# shipping a skid steer



## chtucker (Sep 6, 2002)

Anyone every done this? Can you recommend a nationwide company?

I am trying to sell my skid steer on EBAY and have buyer interested in California (not the place I want to go)

1030 miles, I figured on 1$ mile to do it myself.

Thanks!

Howard


----------



## plowed (Nov 30, 2001)

Call The Car Carrier Company @ 800-800-1001. Shouldn't be any more than $800 or so.

- John


----------



## RYAN SMITH (Dec 4, 2001)

You can try HORSELESS CARRIAGE i just shipped a CLK430 BENZ to LAGUNA BEACH ,CA from PITTSBURGH PA at a cost of around 900.00 dollars.Now i am not sure if they will haul a skidsteer but they do haul hi-line cars around the country.Call them to see if they can help you out or point you in the right direction.
RYAN


----------



## wall's (Oct 15, 2002)

how much are you looking to get for the skid steer and some info on it would be great.
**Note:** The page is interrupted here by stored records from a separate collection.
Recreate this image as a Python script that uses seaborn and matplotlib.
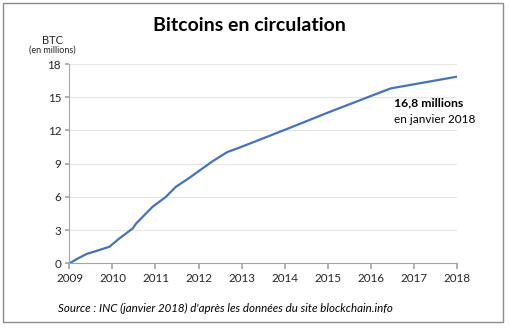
import matplotlib
matplotlib.use("Agg")
import matplotlib.pyplot as plt
import matplotlib.patches as mpatches
import seaborn as sns
import pandas as pd

# Data (year as decimal, BTC in millions)
years = [2009.0, 2009.2, 2009.4, 2009.65, 2009.93, 2010.16, 2010.47, 2010.55,
         2010.93, 2011.24, 2011.47, 2011.78, 2012.32, 2012.67, 2012.95,
         2013.97, 2015.0, 2016.0, 2016.47, 2018.0]
btc = [0.0, 0.45, 0.85, 1.15, 1.5, 2.25, 3.15, 3.6,
       5.1, 6.0, 6.9, 7.7, 9.2, 10.05, 10.45,
       12.0, 13.6, 15.1, 15.8, 16.85]
year_ticks = list(range(2009, 2019))
y_ticks = [0, 3, 6, 9, 12, 15, 18]

title = "Bitcoins en circulation"
ylabel_main = "BTC"
ylabel_sub = "(en millions)"
annot_bold = "16,8 millions"
annot_sub = "en janvier 2018"
source = "Source : INC (janvier 2018) d'après les données du site blockchain.info"

df = pd.DataFrame({"annee": years, "btc": btc})

sns.set_theme(style="white")
plt.rcParams['font.family'] = ['Lato', 'DejaVu Sans']

fig = plt.figure(figsize=(5.09, 3.30), dpi=100)
ax = fig.add_axes([0.1365, 0.202, 0.7605, 0.604])

sns.lineplot(data=df, x="annee", y="btc", ax=ax, color="#4472C4", linewidth=1.6)

ax.set_xlim(2009, 2018)
ax.set_ylim(0, 18)
ax.set_xticks(year_ticks)
ax.set_xticklabels([str(y) for y in year_ticks])
ax.set_yticks(y_ticks)
ax.set_yticklabels([str(v) for v in y_ticks])
ax.set_xlabel("")
ax.set_ylabel("")
ax.yaxis.grid(True, color="#E6E6E6", linewidth=0.8)
ax.xaxis.grid(False)
for s in ["top", "right"]:
    ax.spines[s].set_visible(False)
for s in ["left", "bottom"]:
    ax.spines[s].set_color("#A6A6A6")
    ax.spines[s].set_linewidth(0.8)
ax.tick_params(axis="x", which="both", bottom=True, length=4, color="#A6A6A6",
               labelsize=8.4, labelcolor="#262626", pad=3)
ax.tick_params(axis="y", which="both", left=True, length=3, color="#A6A6A6",
               labelsize=8.4, labelcolor="#262626", pad=3)

fig.text(0.49, 0.922, title, ha="center", va="center", fontsize=14,
         fontweight="bold", color="#000000")
fig.text(0.103, 0.877, ylabel_main, ha="center", va="center", fontsize=8,
         color="#262626")
fig.text(0.103, 0.847, ylabel_sub, ha="center", va="center", fontsize=6.5,
         color="#262626")

ax.text(2016.55, 14.5, annot_bold, ha="left", va="center", fontsize=8.8,
        fontweight="bold", color="#000000")
ax.text(2016.55, 13.0, annot_sub, ha="left", va="center", fontsize=8.5,
        color="#000000")

fig.text(0.113, 0.066, source, ha="left", va="center", fontsize=8.3,
         style="italic", color="#000000")

border = mpatches.Rectangle((3 / 509, 1 - 322 / 330), 500 / 509, 319 / 330,
                            transform=fig.transFigure, fill=False,
                            edgecolor="#8C8C8C", linewidth=1.0)
fig.patches.append(border)

fig.savefig("out.png", dpi=100)
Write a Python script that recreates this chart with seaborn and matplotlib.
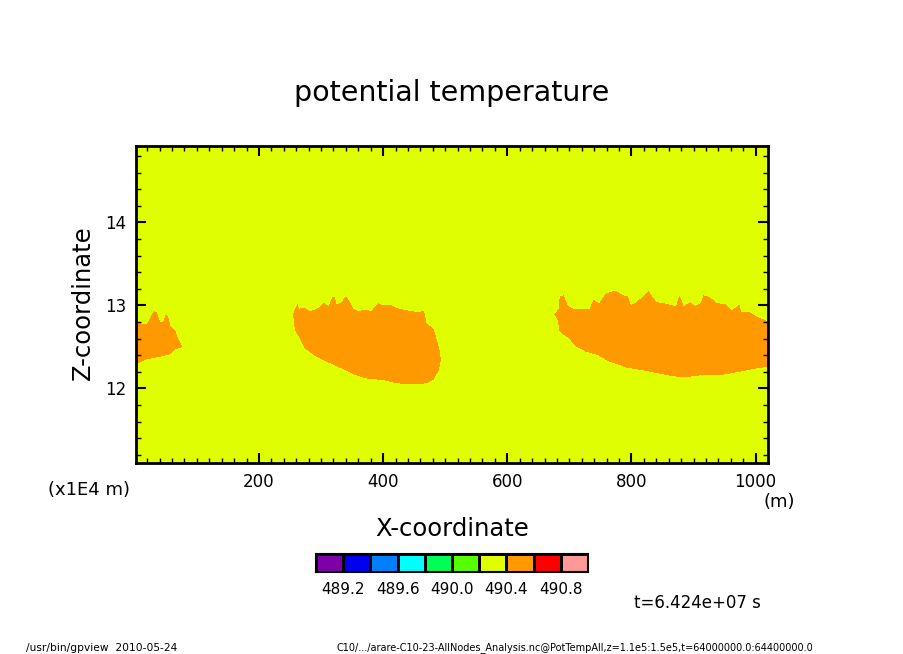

I'm looking to buy one soon but nothing fancy.


----------



## Pelican (Nov 16, 2001)

Check with Brickman, he hauls cars for a living and can probably give you some ideas.


----------



## Brickman (Jun 17, 2002)

Heck yeah, shoot me an email. 

See what I can do.


----------



## Brickman (Jun 17, 2002)

> _Originally posted by plowed _
> *Call The Car Carrier Company @ 800-800-1001. Shouldn't be any more than $800 or so.
> 
> - John *


A scrub might haul for that. For a single unit that is not nearly enough. If you had a full load then that would be about right. Actually a full load would make the single units less than that.


----------